Our group's research focuses on understanding the processing-structure-property relationships in functional materials. Specifically, we pursue the following research thrusts, which enable the next generation of micro and nano-electro-chemo-mechanical devices.

Electromechanically-Active Materials 
We probe the fundamental science of ferroic materials, as it pertains to the mechanisms of intrinsic and extrinsic contributions to the functional response of these materials. Specifically, we probe the defect-defect interactions between domain walls, point, line and area defects.
We also explore novel mechanisms and new processing approaches for enhanced electromechanical response at the micro and nanoscale (increased or invariant response with decreasing size).

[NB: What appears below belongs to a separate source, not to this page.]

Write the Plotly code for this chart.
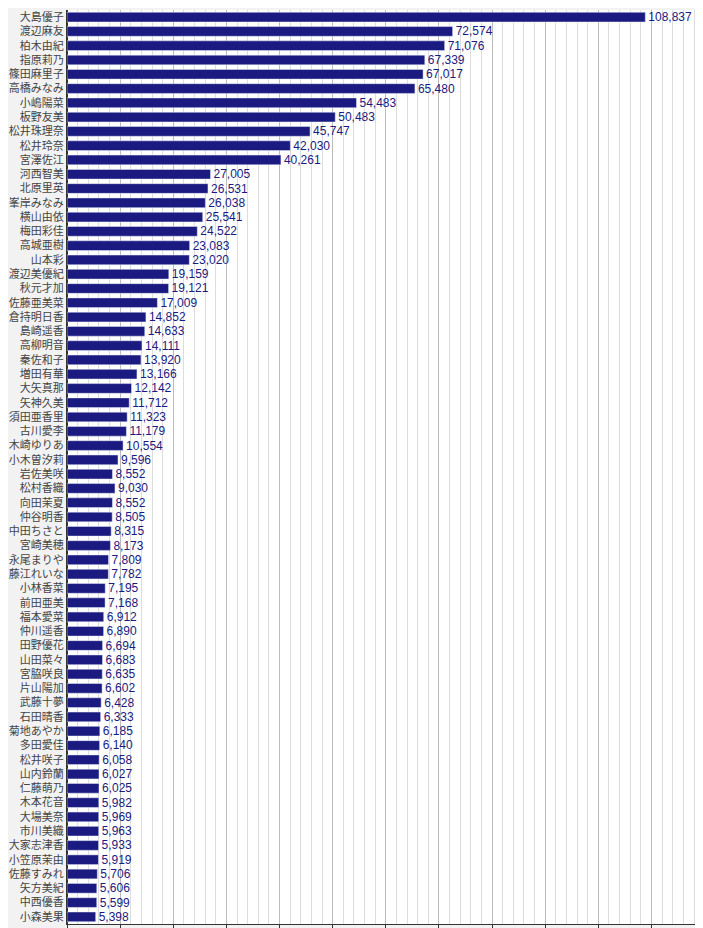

Of special interest are exploration of new material composition unstable in bulk form, understanding of the mesoscale origins of the giant electromechanical response in relaxor-ferroelectric solid solutions, radiation effects on the functional response of ferroelectric materials, and design of compositions for high energy storage applications. Correlation of the micro- and macro-scopic responses are other areas of interest within this research thrust.

In-Situ and Operando Characterization at the Mesoscale
This thrust hinges on design of energy discovery platforms: appropriately created micro- and nano-structures to enable in-situ and operando characterization at multiple length scales (e.g. piezoresponse force microscopy and electron microscopy, as well as macro-scale characterization techniques), while resulting in enhanced compatibility with mathematical and finite element modeling of the same. The coupled theoretical and experimental results allow a unique vision into the electro-chemo-mechanical processes with an unprecedented resolution (from tens of nanometers to few microns) over many orders of magnitude overall length-scales (tens to hundreds of microns). Specifically, we leverage machine learning approaches to separate physical and chemical contributors and understand correlation across properties and length scales in materials. 

 

Data Science Applications to Materials Science
One of the biggest challenges in materials science and engineering remains the long lab-to-fab timelines, which is more and more often affected by claims unsubstantiated by the needed materials characterization since its conception or “discovery” in a laboratory. We attempt to reduce the lab-to-fab timeline in different fields of materials science through data science with a multi-pronged approach. 1) We leverage high-throughout characterization methods at multiple length scales that enable us to get better insights into the properties of materials even when large number of samples are not available for creating statistical analysis; 2) We collaborate with data scientists and signal processing experts to enhance our understanding of signal development in nanoscale characterization methods, with the goal of reducing controversies in data interpretation in literature. 3) We have direct collaboration with theory and modeling colleagues to design materials with desired functionalities.

Far-from-Equilibrium Processing Approaches
We explore new processing approaches for fabrication of micro and nanoscale complex oxide materials, with special focus on enabling technologies for fabrication of micro- and nano-electromechanical systems (MEMS and NEMS), and increased compatibility with CMOS processing for full integration and final miniaturization. These processing approaches are far-from-equilibrium and therefore result not only in substantially microstructure changes but also large variations of the final functional properties of the material.
We probe the resulting properties of the materials, specifically targeting the physics of these complex oxides at the mesoscale, through integration of macro and microscopic characterization techniques. Our final goal is to create a processing design space that is uniquely correlated with the desired final functional responses.